((
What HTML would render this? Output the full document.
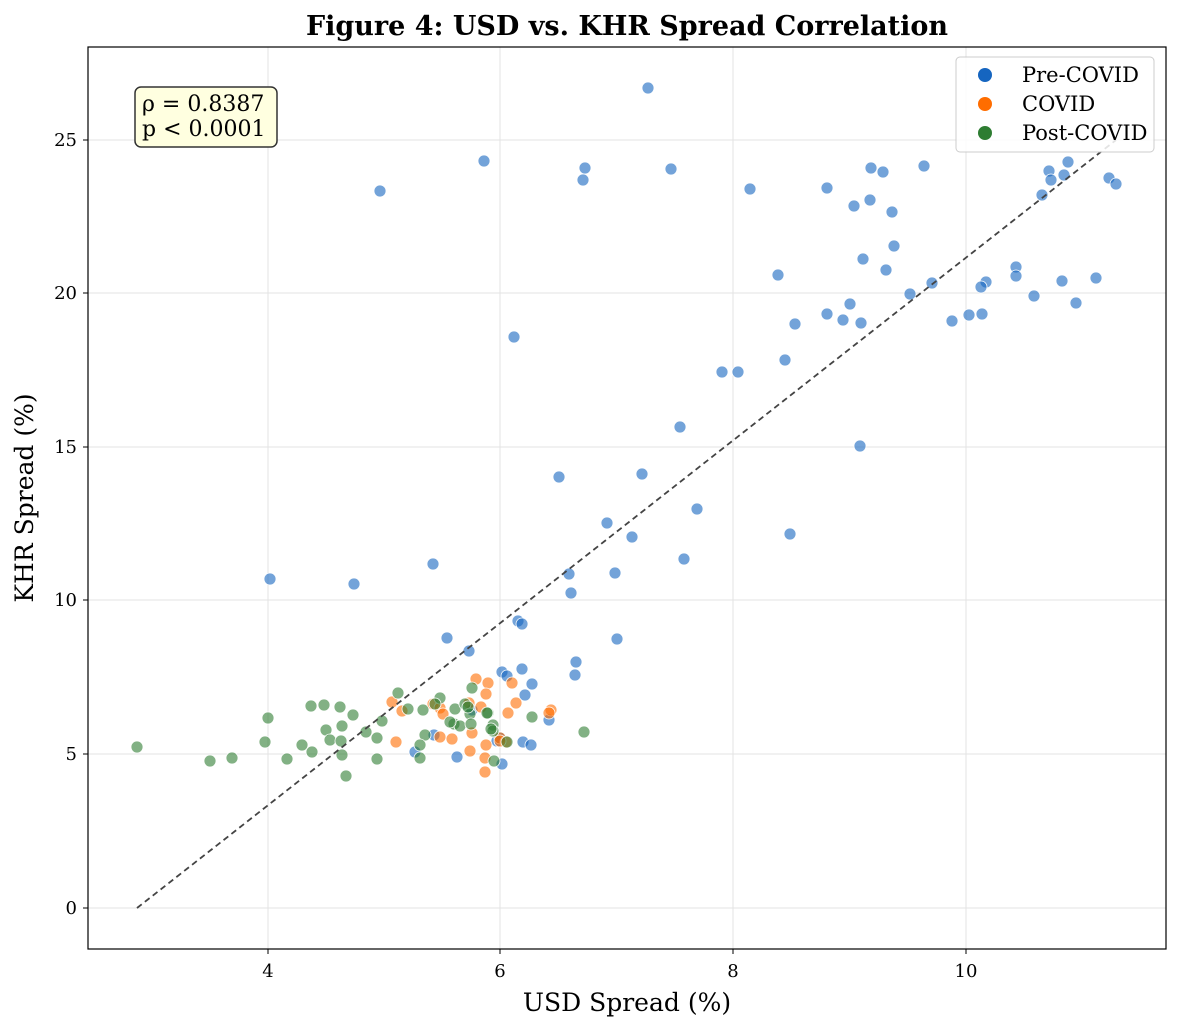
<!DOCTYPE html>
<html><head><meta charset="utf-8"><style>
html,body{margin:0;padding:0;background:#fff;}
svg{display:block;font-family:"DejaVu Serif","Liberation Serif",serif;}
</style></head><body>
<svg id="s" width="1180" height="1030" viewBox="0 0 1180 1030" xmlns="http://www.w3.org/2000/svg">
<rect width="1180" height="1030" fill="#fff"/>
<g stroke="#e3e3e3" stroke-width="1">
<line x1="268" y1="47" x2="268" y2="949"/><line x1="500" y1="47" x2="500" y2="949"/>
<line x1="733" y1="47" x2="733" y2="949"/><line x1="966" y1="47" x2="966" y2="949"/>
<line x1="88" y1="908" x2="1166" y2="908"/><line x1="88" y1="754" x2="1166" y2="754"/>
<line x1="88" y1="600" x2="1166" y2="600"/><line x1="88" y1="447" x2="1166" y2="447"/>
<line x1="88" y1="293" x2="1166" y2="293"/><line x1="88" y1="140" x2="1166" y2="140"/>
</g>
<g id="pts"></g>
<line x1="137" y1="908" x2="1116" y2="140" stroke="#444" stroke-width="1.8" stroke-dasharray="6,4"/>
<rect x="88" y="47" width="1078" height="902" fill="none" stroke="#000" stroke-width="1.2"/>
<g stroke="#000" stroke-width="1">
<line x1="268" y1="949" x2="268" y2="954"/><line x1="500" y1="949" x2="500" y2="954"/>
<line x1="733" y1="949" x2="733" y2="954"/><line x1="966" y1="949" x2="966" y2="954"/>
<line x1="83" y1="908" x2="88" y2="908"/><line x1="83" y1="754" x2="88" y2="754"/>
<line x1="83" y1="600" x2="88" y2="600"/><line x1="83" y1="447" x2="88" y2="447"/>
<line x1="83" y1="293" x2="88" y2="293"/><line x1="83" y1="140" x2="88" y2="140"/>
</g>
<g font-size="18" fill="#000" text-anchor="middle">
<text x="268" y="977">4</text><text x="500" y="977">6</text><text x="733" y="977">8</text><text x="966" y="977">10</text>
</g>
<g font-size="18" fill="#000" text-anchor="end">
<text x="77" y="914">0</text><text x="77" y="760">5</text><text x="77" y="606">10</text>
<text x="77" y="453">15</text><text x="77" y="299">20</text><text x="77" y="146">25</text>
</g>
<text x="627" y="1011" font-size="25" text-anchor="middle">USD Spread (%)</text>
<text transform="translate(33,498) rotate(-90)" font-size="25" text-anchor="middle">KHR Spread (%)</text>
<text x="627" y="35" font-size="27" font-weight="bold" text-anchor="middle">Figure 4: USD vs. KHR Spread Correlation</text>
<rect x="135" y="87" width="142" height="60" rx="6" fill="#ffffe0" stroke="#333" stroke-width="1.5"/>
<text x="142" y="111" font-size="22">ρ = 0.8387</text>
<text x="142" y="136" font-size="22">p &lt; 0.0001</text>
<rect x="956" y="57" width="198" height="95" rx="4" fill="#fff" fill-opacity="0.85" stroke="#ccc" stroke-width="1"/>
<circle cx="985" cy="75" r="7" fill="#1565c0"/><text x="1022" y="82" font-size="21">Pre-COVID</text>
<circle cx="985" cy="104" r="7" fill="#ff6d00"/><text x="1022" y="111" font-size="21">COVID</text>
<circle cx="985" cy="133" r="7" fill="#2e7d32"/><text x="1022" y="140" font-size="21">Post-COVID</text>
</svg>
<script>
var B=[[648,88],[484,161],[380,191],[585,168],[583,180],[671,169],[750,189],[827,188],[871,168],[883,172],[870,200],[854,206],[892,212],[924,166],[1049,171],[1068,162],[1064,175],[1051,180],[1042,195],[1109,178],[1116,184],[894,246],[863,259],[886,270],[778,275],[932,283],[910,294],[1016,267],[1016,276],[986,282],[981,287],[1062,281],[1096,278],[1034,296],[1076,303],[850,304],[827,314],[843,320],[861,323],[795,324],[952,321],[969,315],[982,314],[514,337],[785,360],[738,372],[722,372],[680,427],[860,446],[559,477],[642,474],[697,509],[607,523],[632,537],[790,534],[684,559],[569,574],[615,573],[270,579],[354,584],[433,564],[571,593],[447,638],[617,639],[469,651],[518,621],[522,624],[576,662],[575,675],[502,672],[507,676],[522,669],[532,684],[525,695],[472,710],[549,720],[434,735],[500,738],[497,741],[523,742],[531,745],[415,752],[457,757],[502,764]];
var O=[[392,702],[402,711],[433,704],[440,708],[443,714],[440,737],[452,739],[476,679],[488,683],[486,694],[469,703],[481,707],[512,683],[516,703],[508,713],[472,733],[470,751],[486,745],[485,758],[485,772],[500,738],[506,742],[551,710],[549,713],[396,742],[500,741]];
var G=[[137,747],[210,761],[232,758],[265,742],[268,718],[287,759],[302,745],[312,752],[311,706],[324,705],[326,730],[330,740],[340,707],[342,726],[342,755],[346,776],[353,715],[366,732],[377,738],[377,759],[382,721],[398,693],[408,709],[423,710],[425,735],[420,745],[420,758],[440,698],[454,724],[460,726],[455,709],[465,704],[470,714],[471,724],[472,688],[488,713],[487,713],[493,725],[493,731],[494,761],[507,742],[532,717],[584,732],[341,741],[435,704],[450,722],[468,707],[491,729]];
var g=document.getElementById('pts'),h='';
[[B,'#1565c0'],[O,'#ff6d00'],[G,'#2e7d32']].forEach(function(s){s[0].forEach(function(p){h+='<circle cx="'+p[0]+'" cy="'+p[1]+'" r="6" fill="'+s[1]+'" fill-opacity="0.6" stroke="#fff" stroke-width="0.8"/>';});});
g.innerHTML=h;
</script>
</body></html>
))
◆ **Goal**: How many of the lines above include the word "document"? Respond with the number alone.

◆ **Written solution**: 2